C'est un conte où il nous est dit qu'il y a une vie après la mort, une sorte de « monde à l'envers », « un autre côté du miroir » comme aurait pu le voir Lewis Caroll où la mort n'atténue pas les faiblesses humaines, bien au contraire. Contrairement au message religieux, ce monde de l'au-delà n'est pas meilleur que le nôtre, il en est le reflet exact. Tulipe, le héro de ce voyage sous terre qui commence dans un cimetière, y rencontre sous l'emprise de l'alcool des personnages disparus. Ce texte peut être interprété comme une critique de la société bourgeoise de l'entre-deux-guerres, de la guerre en générale, de l'autorité et de la crise des années trente.
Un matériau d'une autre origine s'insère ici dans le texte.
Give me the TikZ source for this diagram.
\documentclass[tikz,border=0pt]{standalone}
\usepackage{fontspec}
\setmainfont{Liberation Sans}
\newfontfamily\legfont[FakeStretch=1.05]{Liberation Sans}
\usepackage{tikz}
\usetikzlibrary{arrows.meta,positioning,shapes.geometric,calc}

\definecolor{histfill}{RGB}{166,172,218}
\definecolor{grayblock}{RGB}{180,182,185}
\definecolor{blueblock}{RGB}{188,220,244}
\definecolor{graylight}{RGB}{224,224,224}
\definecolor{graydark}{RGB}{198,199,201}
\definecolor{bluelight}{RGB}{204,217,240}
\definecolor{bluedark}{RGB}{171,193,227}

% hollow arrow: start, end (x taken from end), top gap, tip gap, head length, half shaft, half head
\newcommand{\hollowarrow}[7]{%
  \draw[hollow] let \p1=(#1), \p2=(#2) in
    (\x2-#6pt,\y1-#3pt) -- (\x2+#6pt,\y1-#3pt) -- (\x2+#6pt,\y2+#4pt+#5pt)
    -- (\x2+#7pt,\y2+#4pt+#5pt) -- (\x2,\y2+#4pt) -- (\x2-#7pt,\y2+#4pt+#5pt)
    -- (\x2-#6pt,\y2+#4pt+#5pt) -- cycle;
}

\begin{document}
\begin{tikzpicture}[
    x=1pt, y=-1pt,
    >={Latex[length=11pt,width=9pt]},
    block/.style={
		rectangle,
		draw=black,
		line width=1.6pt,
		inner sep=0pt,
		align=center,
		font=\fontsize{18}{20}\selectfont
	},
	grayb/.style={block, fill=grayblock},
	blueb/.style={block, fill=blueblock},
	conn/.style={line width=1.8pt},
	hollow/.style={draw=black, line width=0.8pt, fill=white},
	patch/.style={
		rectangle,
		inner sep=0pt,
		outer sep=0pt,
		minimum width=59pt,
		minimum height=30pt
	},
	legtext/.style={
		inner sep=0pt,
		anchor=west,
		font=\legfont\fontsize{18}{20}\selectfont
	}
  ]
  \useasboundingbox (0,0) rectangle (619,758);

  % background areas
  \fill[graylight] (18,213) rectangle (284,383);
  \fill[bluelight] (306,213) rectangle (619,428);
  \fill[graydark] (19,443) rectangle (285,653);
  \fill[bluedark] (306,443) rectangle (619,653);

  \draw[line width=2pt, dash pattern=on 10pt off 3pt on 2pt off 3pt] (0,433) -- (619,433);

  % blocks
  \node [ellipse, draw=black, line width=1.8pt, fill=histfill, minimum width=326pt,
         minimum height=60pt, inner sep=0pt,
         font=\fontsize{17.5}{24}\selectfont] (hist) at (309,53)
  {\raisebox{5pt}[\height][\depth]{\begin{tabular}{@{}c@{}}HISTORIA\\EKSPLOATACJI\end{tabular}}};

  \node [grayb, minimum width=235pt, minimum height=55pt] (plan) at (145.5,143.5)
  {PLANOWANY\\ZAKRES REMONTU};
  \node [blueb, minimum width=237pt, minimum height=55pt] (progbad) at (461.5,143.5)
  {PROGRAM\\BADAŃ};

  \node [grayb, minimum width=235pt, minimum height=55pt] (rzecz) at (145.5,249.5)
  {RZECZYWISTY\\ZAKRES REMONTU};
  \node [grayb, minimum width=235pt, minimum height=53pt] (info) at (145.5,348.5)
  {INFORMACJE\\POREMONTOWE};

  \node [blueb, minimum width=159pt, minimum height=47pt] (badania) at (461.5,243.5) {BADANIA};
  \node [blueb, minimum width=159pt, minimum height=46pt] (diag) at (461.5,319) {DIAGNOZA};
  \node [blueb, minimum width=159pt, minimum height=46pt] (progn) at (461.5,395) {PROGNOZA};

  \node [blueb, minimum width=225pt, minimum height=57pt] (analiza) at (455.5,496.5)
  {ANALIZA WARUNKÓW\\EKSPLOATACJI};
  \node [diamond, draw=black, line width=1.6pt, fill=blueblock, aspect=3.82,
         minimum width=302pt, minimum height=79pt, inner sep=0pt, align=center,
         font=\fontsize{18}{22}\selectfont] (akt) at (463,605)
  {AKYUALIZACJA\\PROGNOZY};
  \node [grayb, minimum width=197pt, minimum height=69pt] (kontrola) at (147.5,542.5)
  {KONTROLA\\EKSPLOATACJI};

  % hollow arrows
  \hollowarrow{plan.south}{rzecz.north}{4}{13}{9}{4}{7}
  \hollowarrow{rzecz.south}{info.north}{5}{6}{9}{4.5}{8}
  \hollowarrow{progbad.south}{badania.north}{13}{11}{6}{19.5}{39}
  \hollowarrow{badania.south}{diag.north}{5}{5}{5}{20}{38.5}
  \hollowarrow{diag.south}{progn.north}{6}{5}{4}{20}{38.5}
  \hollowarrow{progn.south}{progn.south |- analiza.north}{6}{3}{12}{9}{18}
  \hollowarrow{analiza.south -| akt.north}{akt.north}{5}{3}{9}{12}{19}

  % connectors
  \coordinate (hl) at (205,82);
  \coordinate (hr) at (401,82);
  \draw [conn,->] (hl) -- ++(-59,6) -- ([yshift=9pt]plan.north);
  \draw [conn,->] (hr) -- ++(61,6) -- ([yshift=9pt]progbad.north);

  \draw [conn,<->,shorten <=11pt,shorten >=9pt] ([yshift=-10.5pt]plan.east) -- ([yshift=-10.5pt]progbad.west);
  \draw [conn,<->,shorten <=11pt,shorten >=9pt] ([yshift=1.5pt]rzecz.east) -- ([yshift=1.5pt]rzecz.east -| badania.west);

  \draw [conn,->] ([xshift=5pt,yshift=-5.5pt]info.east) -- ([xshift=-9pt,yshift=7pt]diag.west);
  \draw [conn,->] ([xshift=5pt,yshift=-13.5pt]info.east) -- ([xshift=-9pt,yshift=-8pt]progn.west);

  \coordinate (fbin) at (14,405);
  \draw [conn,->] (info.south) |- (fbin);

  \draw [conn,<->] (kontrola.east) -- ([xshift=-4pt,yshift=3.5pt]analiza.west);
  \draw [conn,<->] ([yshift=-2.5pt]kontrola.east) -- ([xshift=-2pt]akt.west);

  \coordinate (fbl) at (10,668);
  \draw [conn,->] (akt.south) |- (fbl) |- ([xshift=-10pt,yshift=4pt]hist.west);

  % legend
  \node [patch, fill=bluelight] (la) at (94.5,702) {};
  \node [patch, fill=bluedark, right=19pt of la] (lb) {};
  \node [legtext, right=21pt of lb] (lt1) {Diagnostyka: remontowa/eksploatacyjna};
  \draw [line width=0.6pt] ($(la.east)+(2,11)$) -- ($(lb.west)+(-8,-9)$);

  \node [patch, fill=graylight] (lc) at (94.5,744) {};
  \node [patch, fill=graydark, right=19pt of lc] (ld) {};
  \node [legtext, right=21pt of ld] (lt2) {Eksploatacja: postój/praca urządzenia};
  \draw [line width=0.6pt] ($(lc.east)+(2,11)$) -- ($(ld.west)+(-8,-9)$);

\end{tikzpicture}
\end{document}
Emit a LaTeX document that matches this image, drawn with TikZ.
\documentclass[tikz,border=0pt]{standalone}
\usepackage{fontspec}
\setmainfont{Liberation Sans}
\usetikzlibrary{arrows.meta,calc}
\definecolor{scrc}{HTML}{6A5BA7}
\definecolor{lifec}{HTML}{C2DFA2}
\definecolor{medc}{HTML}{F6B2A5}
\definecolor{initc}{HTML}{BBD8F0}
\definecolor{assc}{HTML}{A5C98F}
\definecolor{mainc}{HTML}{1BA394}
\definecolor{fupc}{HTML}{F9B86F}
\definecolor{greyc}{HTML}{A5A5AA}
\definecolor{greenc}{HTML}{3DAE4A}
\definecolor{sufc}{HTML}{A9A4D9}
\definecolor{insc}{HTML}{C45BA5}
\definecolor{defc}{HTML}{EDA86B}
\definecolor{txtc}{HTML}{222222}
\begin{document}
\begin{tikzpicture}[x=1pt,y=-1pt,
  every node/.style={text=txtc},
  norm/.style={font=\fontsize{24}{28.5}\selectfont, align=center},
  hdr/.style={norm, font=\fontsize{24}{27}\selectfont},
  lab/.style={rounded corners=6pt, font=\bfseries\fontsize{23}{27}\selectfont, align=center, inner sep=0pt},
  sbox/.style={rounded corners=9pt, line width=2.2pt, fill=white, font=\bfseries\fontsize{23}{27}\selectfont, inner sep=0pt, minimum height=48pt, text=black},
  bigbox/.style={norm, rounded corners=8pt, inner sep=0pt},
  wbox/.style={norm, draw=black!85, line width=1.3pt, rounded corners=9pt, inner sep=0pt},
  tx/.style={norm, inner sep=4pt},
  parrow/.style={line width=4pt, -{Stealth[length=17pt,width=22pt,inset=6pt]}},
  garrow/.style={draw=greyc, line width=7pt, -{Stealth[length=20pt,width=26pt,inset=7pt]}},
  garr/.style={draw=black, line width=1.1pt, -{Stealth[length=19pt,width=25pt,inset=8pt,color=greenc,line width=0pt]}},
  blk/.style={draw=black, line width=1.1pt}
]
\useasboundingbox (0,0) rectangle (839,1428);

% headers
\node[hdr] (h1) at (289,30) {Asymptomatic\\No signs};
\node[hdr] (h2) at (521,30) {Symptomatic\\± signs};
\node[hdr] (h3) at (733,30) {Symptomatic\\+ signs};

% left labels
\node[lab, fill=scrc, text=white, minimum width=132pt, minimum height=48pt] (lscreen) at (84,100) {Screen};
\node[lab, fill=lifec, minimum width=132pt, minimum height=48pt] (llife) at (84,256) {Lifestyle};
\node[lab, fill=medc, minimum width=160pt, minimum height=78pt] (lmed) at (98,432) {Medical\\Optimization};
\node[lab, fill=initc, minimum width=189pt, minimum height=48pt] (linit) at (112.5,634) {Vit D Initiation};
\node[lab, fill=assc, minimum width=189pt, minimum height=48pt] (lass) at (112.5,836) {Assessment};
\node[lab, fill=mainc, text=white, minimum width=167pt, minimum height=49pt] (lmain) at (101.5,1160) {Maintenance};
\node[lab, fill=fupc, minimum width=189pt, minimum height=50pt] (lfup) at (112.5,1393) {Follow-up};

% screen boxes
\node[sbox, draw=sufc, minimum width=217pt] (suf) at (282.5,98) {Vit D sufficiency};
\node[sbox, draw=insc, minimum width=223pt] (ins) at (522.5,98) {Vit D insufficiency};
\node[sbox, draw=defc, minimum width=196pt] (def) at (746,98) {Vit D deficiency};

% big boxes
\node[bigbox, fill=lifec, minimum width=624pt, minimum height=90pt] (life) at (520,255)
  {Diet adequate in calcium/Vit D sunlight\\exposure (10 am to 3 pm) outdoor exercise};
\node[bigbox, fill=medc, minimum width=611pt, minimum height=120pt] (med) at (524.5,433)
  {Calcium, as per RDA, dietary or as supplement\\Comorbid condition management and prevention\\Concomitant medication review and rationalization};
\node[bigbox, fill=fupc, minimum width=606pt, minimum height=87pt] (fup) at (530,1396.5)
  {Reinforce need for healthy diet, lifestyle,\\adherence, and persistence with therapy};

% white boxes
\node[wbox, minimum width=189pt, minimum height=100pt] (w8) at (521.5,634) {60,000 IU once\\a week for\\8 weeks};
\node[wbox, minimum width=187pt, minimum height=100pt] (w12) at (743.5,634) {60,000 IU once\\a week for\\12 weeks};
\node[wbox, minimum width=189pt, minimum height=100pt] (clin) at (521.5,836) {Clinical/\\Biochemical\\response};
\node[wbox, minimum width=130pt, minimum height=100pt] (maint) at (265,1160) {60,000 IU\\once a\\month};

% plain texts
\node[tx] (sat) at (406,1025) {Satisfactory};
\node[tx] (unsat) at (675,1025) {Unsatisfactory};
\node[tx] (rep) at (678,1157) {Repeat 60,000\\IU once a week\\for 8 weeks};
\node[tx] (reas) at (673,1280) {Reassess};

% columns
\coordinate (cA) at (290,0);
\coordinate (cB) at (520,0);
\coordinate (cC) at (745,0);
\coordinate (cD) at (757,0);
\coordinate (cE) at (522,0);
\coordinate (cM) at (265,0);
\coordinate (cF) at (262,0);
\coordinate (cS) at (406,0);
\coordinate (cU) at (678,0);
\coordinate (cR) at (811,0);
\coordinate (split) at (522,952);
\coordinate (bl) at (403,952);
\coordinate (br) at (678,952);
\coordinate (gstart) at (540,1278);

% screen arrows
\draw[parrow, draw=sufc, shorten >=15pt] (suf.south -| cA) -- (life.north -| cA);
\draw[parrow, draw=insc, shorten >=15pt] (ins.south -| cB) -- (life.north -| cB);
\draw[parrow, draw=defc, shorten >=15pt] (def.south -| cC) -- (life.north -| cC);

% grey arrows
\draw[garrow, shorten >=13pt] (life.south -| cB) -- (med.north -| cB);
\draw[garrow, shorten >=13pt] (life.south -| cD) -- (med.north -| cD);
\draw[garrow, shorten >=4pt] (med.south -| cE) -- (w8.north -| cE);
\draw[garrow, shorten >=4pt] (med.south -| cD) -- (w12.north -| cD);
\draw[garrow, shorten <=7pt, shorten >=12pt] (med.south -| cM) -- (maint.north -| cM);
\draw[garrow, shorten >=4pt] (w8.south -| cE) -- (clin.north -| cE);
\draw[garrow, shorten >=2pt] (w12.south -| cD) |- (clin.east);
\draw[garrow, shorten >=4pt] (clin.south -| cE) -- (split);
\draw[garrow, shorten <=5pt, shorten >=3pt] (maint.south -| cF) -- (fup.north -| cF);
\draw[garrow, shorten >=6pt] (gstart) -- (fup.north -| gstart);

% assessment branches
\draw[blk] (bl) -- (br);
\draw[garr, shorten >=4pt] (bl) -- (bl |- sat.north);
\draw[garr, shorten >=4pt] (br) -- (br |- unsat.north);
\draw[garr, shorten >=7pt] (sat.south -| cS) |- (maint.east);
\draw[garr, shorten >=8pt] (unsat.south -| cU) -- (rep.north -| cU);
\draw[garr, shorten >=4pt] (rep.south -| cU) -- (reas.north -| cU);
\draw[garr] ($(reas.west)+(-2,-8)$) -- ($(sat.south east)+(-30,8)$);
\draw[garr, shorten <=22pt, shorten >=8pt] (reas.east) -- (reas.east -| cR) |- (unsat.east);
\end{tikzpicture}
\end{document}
Des thèmes s'y entrecroisent sur la vie, la mort, l'enfance, les nombreuses turpitudes de l'homme, le sexe, le suicide qui sera bien plus tard le modus operandi choisi par l'auteur pour quitter ce monde. Le héro s'y déplace dans ce monde d'en bas, peuplé de morts-vivants, parfois accompagné d'un enfant, au gré de ses découvertes mais, dans la forme du moins, on est loin du cheminent de Dante aux enfers dans la Divine Comédie avec un cicérone. Tulipe marche dans un souterrain peuplé de squelettes et d'une faune à peu près analogue à celle du dessus, des sœurs maquerelles dans un bordel d'outre-tombe, des flics violents, des moines paillards, des soldats allemands grossiers et un Dieu ivre qui porte sur tout cela un regard absent. Quant à Tulipe qui cherche toujours la sortie, il y va de ses anecdotes égrillardes sur les clients qui habitent l'hôtel tenu par sa femme, sans doute puisées elle-mêmes dans le quotidien et les clients de la pension « Mermonts » dirigée par sa mère à Nice. Ici les dialogues sont orduriers, inspirés sans doute par Alfred Jarry et peut-être Edgard Poe pour l'atmosphère des « Histoires extraordinaires ».

 

On se souvient que Romain Gary avait obtenu le prix Goncourt en 1956 pour « Les racines du ciel ». Chose extraordinaire, qui est en fait un pied de nez au système, il l'obtint une deuxième fois, en 1975, avec « La vie devant soi », mais sous le nom d’Émile Ajar qui n'était que l'un des nombreux pseudonymes qui jalonnèrent son œuvre. Sous les dehors de diplomate et d'écrivain reconnu, Gary était un véritable anticonformiste.

 

Selon Philippe Brenot présente ce livre de jeunesse, « Le vin des morts », comme préfigurant et annonçant ce que sera l’œuvre future de Romain Gary. Mais si j'ai aimé, il y a très longtemps « Les racines du ciel » ou  « la promesse de l'aube », ici, même si la mémoire peut me faire défaut, j'ai eu du mal à entrer dans cet univers surréaliste et même un peu pestilentiel de danse macabre où je n'ai pas vraiment retrouvé ce que j'ai ensuite apprécié chez Romain Gary.